* WHAT IS BEING ASKED:
Reproduce the listing below word for word, with no pictures.

• • • •

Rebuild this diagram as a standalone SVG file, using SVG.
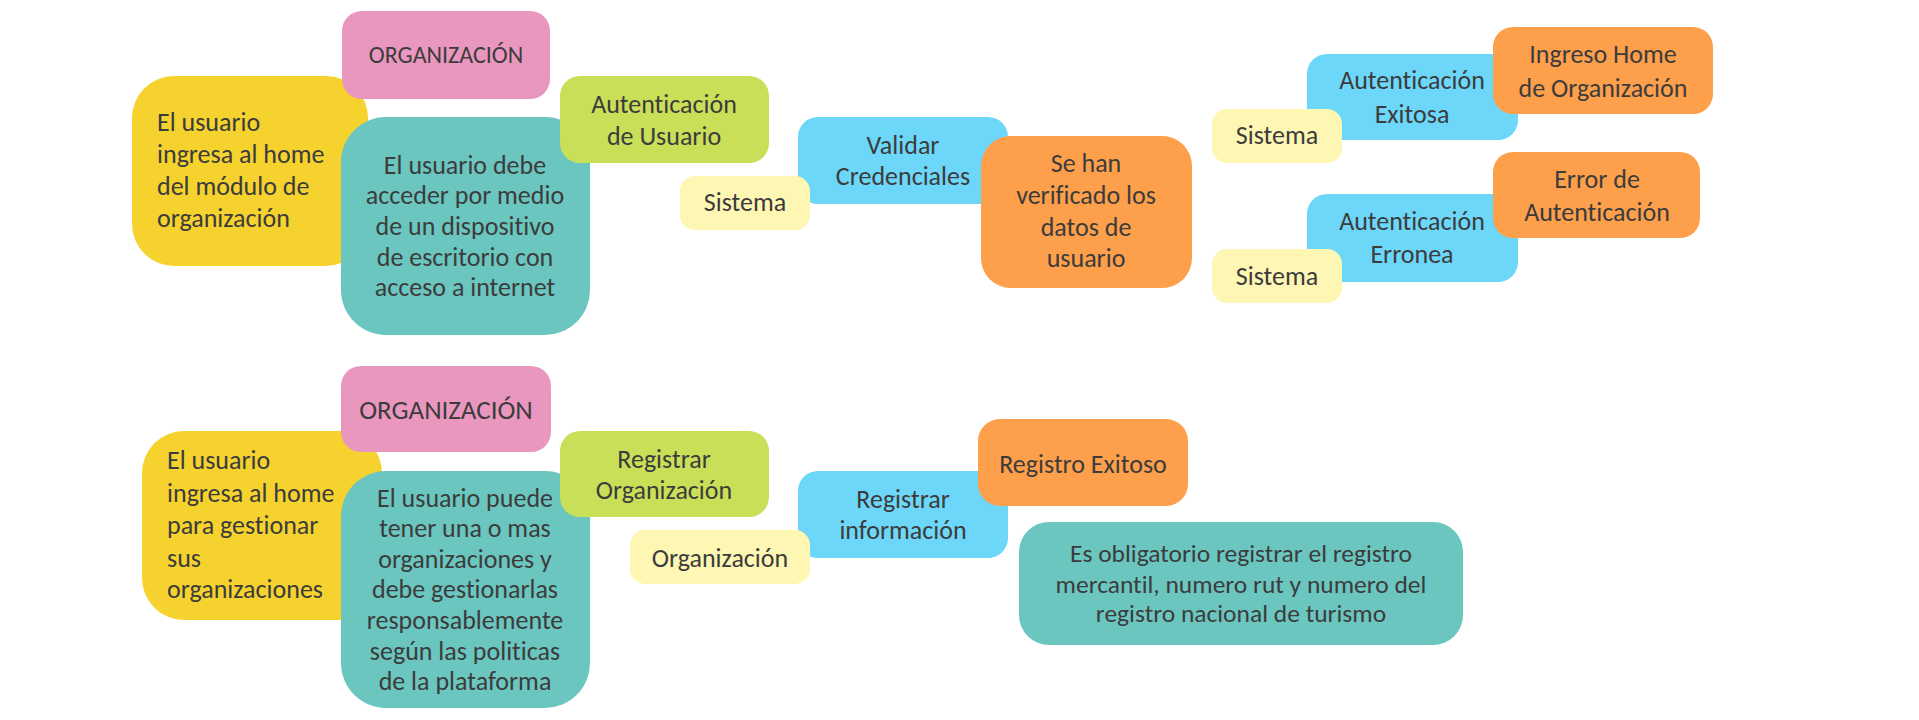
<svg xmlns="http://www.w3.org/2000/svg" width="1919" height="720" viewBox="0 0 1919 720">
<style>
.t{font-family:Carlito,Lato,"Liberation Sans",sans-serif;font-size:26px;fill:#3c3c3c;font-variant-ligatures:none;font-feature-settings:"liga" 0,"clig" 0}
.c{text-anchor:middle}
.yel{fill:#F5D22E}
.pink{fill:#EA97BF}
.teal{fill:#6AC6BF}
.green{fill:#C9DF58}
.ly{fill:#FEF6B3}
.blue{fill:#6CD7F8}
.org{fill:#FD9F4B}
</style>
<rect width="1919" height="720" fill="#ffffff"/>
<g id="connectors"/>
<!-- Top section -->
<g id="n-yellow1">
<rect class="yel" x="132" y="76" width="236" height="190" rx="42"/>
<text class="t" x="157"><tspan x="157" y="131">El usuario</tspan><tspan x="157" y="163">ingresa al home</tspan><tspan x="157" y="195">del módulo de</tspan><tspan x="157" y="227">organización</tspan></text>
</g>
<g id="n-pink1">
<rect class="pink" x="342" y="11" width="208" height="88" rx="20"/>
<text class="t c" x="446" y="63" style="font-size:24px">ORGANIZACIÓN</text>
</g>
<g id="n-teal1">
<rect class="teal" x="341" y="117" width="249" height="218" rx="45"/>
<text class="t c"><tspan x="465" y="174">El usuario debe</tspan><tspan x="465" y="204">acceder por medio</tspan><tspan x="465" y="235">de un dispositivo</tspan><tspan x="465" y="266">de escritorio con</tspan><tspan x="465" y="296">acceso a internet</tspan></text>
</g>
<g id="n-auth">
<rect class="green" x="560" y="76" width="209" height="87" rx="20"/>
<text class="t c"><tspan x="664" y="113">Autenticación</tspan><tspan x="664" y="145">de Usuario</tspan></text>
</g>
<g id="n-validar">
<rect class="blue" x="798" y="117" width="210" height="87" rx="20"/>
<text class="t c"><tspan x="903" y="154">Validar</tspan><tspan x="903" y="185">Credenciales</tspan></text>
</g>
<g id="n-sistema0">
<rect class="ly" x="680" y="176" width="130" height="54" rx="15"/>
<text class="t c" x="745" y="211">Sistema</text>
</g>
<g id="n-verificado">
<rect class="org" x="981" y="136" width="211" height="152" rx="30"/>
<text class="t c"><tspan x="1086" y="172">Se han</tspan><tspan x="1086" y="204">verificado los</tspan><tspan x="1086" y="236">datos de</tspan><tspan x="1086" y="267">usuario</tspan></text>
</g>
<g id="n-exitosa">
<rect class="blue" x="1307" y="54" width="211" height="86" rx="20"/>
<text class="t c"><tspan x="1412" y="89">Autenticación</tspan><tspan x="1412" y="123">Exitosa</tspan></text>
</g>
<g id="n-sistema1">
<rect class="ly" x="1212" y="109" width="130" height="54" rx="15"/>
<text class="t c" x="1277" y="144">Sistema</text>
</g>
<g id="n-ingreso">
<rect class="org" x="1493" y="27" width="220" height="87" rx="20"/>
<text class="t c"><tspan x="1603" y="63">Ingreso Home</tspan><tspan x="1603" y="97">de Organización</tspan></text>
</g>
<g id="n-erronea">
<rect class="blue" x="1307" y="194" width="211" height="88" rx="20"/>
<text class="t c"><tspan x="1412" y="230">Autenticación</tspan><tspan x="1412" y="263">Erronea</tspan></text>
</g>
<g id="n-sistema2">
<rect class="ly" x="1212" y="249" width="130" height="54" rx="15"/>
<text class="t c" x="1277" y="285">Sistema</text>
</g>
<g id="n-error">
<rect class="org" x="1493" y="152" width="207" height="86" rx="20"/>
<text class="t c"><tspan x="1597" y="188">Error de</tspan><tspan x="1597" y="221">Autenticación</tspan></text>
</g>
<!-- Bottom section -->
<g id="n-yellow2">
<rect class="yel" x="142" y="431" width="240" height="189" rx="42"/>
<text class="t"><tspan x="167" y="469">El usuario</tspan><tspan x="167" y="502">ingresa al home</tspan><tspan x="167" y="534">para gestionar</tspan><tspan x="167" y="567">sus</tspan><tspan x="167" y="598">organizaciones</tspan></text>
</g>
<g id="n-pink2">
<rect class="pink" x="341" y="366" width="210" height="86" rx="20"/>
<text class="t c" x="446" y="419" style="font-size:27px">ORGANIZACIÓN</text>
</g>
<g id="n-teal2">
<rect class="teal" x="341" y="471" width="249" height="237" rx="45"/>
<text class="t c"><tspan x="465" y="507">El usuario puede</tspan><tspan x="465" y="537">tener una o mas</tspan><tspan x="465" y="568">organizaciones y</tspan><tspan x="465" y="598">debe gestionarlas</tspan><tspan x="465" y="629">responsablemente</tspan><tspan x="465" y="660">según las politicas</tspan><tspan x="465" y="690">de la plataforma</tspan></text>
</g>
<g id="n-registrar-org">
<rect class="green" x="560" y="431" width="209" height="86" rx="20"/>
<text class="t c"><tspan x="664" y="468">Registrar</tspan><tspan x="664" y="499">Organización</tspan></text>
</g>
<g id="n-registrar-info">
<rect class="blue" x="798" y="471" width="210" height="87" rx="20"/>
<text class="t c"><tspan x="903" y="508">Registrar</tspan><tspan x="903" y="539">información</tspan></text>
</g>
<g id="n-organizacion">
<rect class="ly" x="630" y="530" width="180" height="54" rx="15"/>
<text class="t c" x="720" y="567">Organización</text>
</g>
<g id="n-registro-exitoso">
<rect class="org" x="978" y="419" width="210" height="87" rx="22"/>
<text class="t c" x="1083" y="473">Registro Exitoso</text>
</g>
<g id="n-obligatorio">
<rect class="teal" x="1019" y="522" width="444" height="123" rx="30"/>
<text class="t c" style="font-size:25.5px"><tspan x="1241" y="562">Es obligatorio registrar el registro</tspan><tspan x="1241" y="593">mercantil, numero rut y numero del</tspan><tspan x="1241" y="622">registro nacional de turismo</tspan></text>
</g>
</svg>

• • • •

* ANSWER:
Rebuild this diagram as a standalone SVG file, using SVG.
<svg xmlns="http://www.w3.org/2000/svg" width="1919" height="720" viewBox="0 0 1919 720">
<style>
.t{font-family:Carlito,Lato,"Liberation Sans",sans-serif;font-size:26px;fill:#3c3c3c;font-variant-ligatures:none;font-feature-settings:"liga" 0,"clig" 0}
.c{text-anchor:middle}
.yel{fill:#F5D22E}
.pink{fill:#EA97BF}
.teal{fill:#6AC6BF}
.green{fill:#C9DF58}
.ly{fill:#FEF6B3}
.blue{fill:#6CD7F8}
.org{fill:#FD9F4B}
</style>
<rect width="1919" height="720" fill="#ffffff"/>
<g id="connectors"/>
<!-- Top section -->
<g id="n-yellow1">
<rect class="yel" x="132" y="76" width="236" height="190" rx="42"/>
<text class="t" x="157"><tspan x="157" y="131">El usuario</tspan><tspan x="157" y="163">ingresa al home</tspan><tspan x="157" y="195">del módulo de</tspan><tspan x="157" y="227">organización</tspan></text>
</g>
<g id="n-pink1">
<rect class="pink" x="342" y="11" width="208" height="88" rx="20"/>
<text class="t c" x="446" y="63" style="font-size:24px">ORGANIZACIÓN</text>
</g>
<g id="n-teal1">
<rect class="teal" x="341" y="117" width="249" height="218" rx="45"/>
<text class="t c"><tspan x="465" y="174">El usuario debe</tspan><tspan x="465" y="204">acceder por medio</tspan><tspan x="465" y="235">de un dispositivo</tspan><tspan x="465" y="266">de escritorio con</tspan><tspan x="465" y="296">acceso a internet</tspan></text>
</g>
<g id="n-auth">
<rect class="green" x="560" y="76" width="209" height="87" rx="20"/>
<text class="t c"><tspan x="664" y="113">Autenticación</tspan><tspan x="664" y="145">de Usuario</tspan></text>
</g>
<g id="n-validar">
<rect class="blue" x="798" y="117" width="210" height="87" rx="20"/>
<text class="t c"><tspan x="903" y="154">Validar</tspan><tspan x="903" y="185">Credenciales</tspan></text>
</g>
<g id="n-sistema0">
<rect class="ly" x="680" y="176" width="130" height="54" rx="15"/>
<text class="t c" x="745" y="211">Sistema</text>
</g>
<g id="n-verificado">
<rect class="org" x="981" y="136" width="211" height="152" rx="30"/>
<text class="t c"><tspan x="1086" y="172">Se han</tspan><tspan x="1086" y="204">verificado los</tspan><tspan x="1086" y="236">datos de</tspan><tspan x="1086" y="267">usuario</tspan></text>
</g>
<g id="n-exitosa">
<rect class="blue" x="1307" y="54" width="211" height="86" rx="20"/>
<text class="t c"><tspan x="1412" y="89">Autenticación</tspan><tspan x="1412" y="123">Exitosa</tspan></text>
</g>
<g id="n-sistema1">
<rect class="ly" x="1212" y="109" width="130" height="54" rx="15"/>
<text class="t c" x="1277" y="144">Sistema</text>
</g>
<g id="n-ingreso">
<rect class="org" x="1493" y="27" width="220" height="87" rx="20"/>
<text class="t c"><tspan x="1603" y="63">Ingreso Home</tspan><tspan x="1603" y="97">de Organización</tspan></text>
</g>
<g id="n-erronea">
<rect class="blue" x="1307" y="194" width="211" height="88" rx="20"/>
<text class="t c"><tspan x="1412" y="230">Autenticación</tspan><tspan x="1412" y="263">Erronea</tspan></text>
</g>
<g id="n-sistema2">
<rect class="ly" x="1212" y="249" width="130" height="54" rx="15"/>
<text class="t c" x="1277" y="285">Sistema</text>
</g>
<g id="n-error">
<rect class="org" x="1493" y="152" width="207" height="86" rx="20"/>
<text class="t c"><tspan x="1597" y="188">Error de</tspan><tspan x="1597" y="221">Autenticación</tspan></text>
</g>
<!-- Bottom section -->
<g id="n-yellow2">
<rect class="yel" x="142" y="431" width="240" height="189" rx="42"/>
<text class="t"><tspan x="167" y="469">El usuario</tspan><tspan x="167" y="502">ingresa al home</tspan><tspan x="167" y="534">para gestionar</tspan><tspan x="167" y="567">sus</tspan><tspan x="167" y="598">organizaciones</tspan></text>
</g>
<g id="n-pink2">
<rect class="pink" x="341" y="366" width="210" height="86" rx="20"/>
<text class="t c" x="446" y="419" style="font-size:27px">ORGANIZACIÓN</text>
</g>
<g id="n-teal2">
<rect class="teal" x="341" y="471" width="249" height="237" rx="45"/>
<text class="t c"><tspan x="465" y="507">El usuario puede</tspan><tspan x="465" y="537">tener una o mas</tspan><tspan x="465" y="568">organizaciones y</tspan><tspan x="465" y="598">debe gestionarlas</tspan><tspan x="465" y="629">responsablemente</tspan><tspan x="465" y="660">según las politicas</tspan><tspan x="465" y="690">de la plataforma</tspan></text>
</g>
<g id="n-registrar-org">
<rect class="green" x="560" y="431" width="209" height="86" rx="20"/>
<text class="t c"><tspan x="664" y="468">Registrar</tspan><tspan x="664" y="499">Organización</tspan></text>
</g>
<g id="n-registrar-info">
<rect class="blue" x="798" y="471" width="210" height="87" rx="20"/>
<text class="t c"><tspan x="903" y="508">Registrar</tspan><tspan x="903" y="539">información</tspan></text>
</g>
<g id="n-organizacion">
<rect class="ly" x="630" y="530" width="180" height="54" rx="15"/>
<text class="t c" x="720" y="567">Organización</text>
</g>
<g id="n-registro-exitoso">
<rect class="org" x="978" y="419" width="210" height="87" rx="22"/>
<text class="t c" x="1083" y="473">Registro Exitoso</text>
</g>
<g id="n-obligatorio">
<rect class="teal" x="1019" y="522" width="444" height="123" rx="30"/>
<text class="t c" style="font-size:25.5px"><tspan x="1241" y="562">Es obligatorio registrar el registro</tspan><tspan x="1241" y="593">mercantil, numero rut y numero del</tspan><tspan x="1241" y="622">registro nacional de turismo</tspan></text>
</g>
</svg>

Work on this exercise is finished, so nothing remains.